Moving further south into the cooler central region, it would be a shame not to talk about one of Chile’s greatest exports; wine. For the more intermediate riders, this region resembles the sorts of temperatures you’d find in the Mediterranean, with cool ocean breezes sweeping east from the Pacific Ocean.




However, Casablanca Valley is famed for its vast vineyards that produce world renowned wine, and is a region brimming with rolling chasms of green dotted with traditional Chilean settlements. It also stands between the coastal mountains and just northwest of the capital Santiago, so there are plenty of places to stop off and experience the local delicacies.


Carretara Austral

Said to be the most popular route in all of Chile, this incredible 621 mile stretch pretty much covers it all. While certainly a challenging ride, those lucky enough to experience it will venture through rural Patagonia. In parts, it is one of the most isolated regions in South America boasting glacial waterfalls, tropical plants, dolphin-infested fjords and marble caves.




Those with a yearning for an adventure after over a year full of restrictions to daily life, this is the choice for you. Puerto Río Tranquilo earns at least two days of your trip. After a rugged, bumpy journey, drop the bike for a kayak, and drift through the enchanting General Carrera Lake’s Marble Chapels, a matrix of glacial caves veined with blue striations carved over a period of 6,000 years.

Lake Llanquihue

Finding ourselves in Chile’s southern Lake District region, Lake Llanquihue is home to the largest paved cycle path in the country, so if the Carretara Austral route was somewhat daunting, this is for those who are looking for a light ride.

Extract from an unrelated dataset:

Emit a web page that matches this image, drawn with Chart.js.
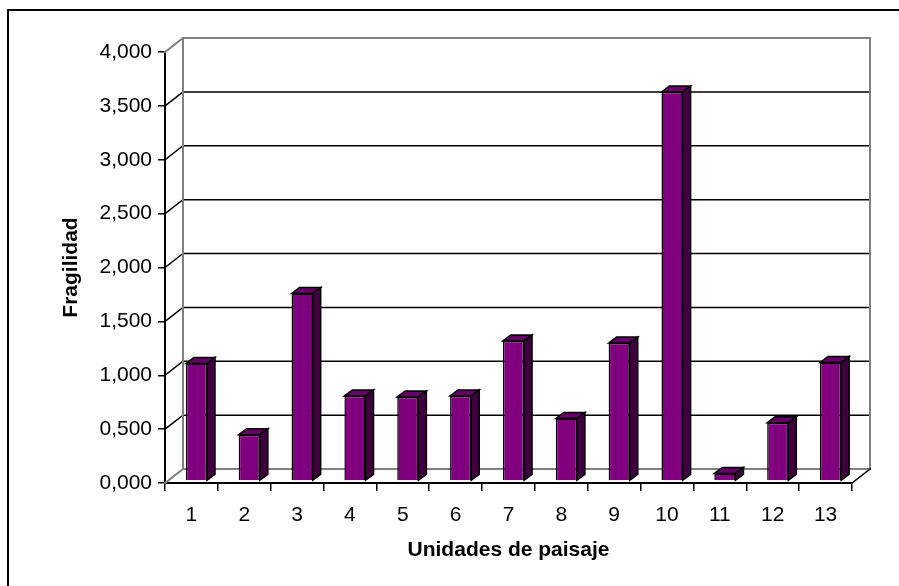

It is the second largest lake in Chile, and the cycle route takes between 3-4 days to complete. While the vast body of water relaxes the senses as you cycle round its circumference, you will find towering snow-capped volcanoes, including the great, glaciated Mount Tronador on the Argentine border (11,660 feet).




Its western shores are bordered by a sumptuous blanket of farmland, while the east is shrouded in shadow as the Andean foothills start to climb from out the water. Puerto Varas, Llanquihue, and Puerto Octay are popular lakeside towns, and offer many places to stay during your trip round the area.